● Data extract

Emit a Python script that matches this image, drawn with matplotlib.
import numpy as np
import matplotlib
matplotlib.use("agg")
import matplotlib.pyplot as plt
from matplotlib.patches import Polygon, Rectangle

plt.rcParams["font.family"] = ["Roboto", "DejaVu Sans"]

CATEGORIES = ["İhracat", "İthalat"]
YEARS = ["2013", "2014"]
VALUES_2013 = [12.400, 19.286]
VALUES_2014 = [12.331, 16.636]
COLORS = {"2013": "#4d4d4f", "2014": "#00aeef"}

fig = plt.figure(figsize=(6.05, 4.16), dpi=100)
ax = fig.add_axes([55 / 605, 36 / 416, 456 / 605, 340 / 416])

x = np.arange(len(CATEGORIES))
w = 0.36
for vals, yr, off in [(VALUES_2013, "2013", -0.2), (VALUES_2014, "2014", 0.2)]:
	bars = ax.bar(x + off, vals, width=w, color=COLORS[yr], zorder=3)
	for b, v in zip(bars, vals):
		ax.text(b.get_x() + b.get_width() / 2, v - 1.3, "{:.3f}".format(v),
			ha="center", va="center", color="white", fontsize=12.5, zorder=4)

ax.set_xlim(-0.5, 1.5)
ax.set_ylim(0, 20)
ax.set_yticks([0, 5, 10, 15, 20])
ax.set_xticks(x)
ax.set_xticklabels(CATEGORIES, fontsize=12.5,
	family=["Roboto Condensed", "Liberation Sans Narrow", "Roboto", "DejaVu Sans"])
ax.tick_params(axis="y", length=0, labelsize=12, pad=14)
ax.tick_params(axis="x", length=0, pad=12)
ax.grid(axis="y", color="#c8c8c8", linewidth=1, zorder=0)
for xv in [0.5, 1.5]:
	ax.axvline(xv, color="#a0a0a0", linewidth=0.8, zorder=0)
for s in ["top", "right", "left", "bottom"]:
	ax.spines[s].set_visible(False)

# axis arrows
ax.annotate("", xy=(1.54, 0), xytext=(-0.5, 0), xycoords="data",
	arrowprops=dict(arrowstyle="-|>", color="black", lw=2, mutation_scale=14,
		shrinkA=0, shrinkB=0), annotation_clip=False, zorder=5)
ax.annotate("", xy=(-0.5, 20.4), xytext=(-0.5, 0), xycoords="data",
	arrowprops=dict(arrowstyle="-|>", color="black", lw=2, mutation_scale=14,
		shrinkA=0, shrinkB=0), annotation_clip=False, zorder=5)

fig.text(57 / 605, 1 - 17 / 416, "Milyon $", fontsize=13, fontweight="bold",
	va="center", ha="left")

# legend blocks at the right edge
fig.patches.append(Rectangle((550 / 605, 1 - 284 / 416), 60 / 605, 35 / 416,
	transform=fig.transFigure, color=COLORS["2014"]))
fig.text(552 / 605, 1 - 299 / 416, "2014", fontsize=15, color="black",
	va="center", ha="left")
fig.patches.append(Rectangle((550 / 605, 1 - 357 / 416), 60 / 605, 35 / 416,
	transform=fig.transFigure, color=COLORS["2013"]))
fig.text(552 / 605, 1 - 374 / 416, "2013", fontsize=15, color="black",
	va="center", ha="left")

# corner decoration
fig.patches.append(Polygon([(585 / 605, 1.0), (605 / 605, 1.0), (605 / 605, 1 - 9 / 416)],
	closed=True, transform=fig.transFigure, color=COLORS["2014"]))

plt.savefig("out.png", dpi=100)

● What needs to be done
Restate every line of the data word for word.

● Answer to this exercise
Emit a Python script that matches this image, drawn with matplotlib.
import numpy as np
import matplotlib
matplotlib.use("agg")
import matplotlib.pyplot as plt
from matplotlib.patches import Polygon, Rectangle

plt.rcParams["font.family"] = ["Roboto", "DejaVu Sans"]

CATEGORIES = ["İhracat", "İthalat"]
YEARS = ["2013", "2014"]
VALUES_2013 = [12.400, 19.286]
VALUES_2014 = [12.331, 16.636]
COLORS = {"2013": "#4d4d4f", "2014": "#00aeef"}

fig = plt.figure(figsize=(6.05, 4.16), dpi=100)
ax = fig.add_axes([55 / 605, 36 / 416, 456 / 605, 340 / 416])

x = np.arange(len(CATEGORIES))
w = 0.36
for vals, yr, off in [(VALUES_2013, "2013", -0.2), (VALUES_2014, "2014", 0.2)]:
	bars = ax.bar(x + off, vals, width=w, color=COLORS[yr], zorder=3)
	for b, v in zip(bars, vals):
		ax.text(b.get_x() + b.get_width() / 2, v - 1.3, "{:.3f}".format(v),
			ha="center", va="center", color="white", fontsize=12.5, zorder=4)

ax.set_xlim(-0.5, 1.5)
ax.set_ylim(0, 20)
ax.set_yticks([0, 5, 10, 15, 20])
ax.set_xticks(x)
ax.set_xticklabels(CATEGORIES, fontsize=12.5,
	family=["Roboto Condensed", "Liberation Sans Narrow", "Roboto", "DejaVu Sans"])
ax.tick_params(axis="y", length=0, labelsize=12, pad=14)
ax.tick_params(axis="x", length=0, pad=12)
ax.grid(axis="y", color="#c8c8c8", linewidth=1, zorder=0)
for xv in [0.5, 1.5]:
	ax.axvline(xv, color="#a0a0a0", linewidth=0.8, zorder=0)
for s in ["top", "right", "left", "bottom"]:
	ax.spines[s].set_visible(False)

# axis arrows
ax.annotate("", xy=(1.54, 0), xytext=(-0.5, 0), xycoords="data",
	arrowprops=dict(arrowstyle="-|>", color="black", lw=2, mutation_scale=14,
		shrinkA=0, shrinkB=0), annotation_clip=False, zorder=5)
ax.annotate("", xy=(-0.5, 20.4), xytext=(-0.5, 0), xycoords="data",
	arrowprops=dict(arrowstyle="-|>", color="black", lw=2, mutation_scale=14,
		shrinkA=0, shrinkB=0), annotation_clip=False, zorder=5)

fig.text(57 / 605, 1 - 17 / 416, "Milyon $", fontsize=13, fontweight="bold",
	va="center", ha="left")

# legend blocks at the right edge
fig.patches.append(Rectangle((550 / 605, 1 - 284 / 416), 60 / 605, 35 / 416,
	transform=fig.transFigure, color=COLORS["2014"]))
fig.text(552 / 605, 1 - 299 / 416, "2014", fontsize=15, color="black",
	va="center", ha="left")
fig.patches.append(Rectangle((550 / 605, 1 - 357 / 416), 60 / 605, 35 / 416,
	transform=fig.transFigure, color=COLORS["2013"]))
fig.text(552 / 605, 1 - 374 / 416, "2013", fontsize=15, color="black",
	va="center", ha="left")

# corner decoration
fig.patches.append(Polygon([(585 / 605, 1.0), (605 / 605, 1.0), (605 / 605, 1 - 9 / 416)],
	closed=True, transform=fig.transFigure, color=COLORS["2014"]))

plt.savefig("out.png", dpi=100)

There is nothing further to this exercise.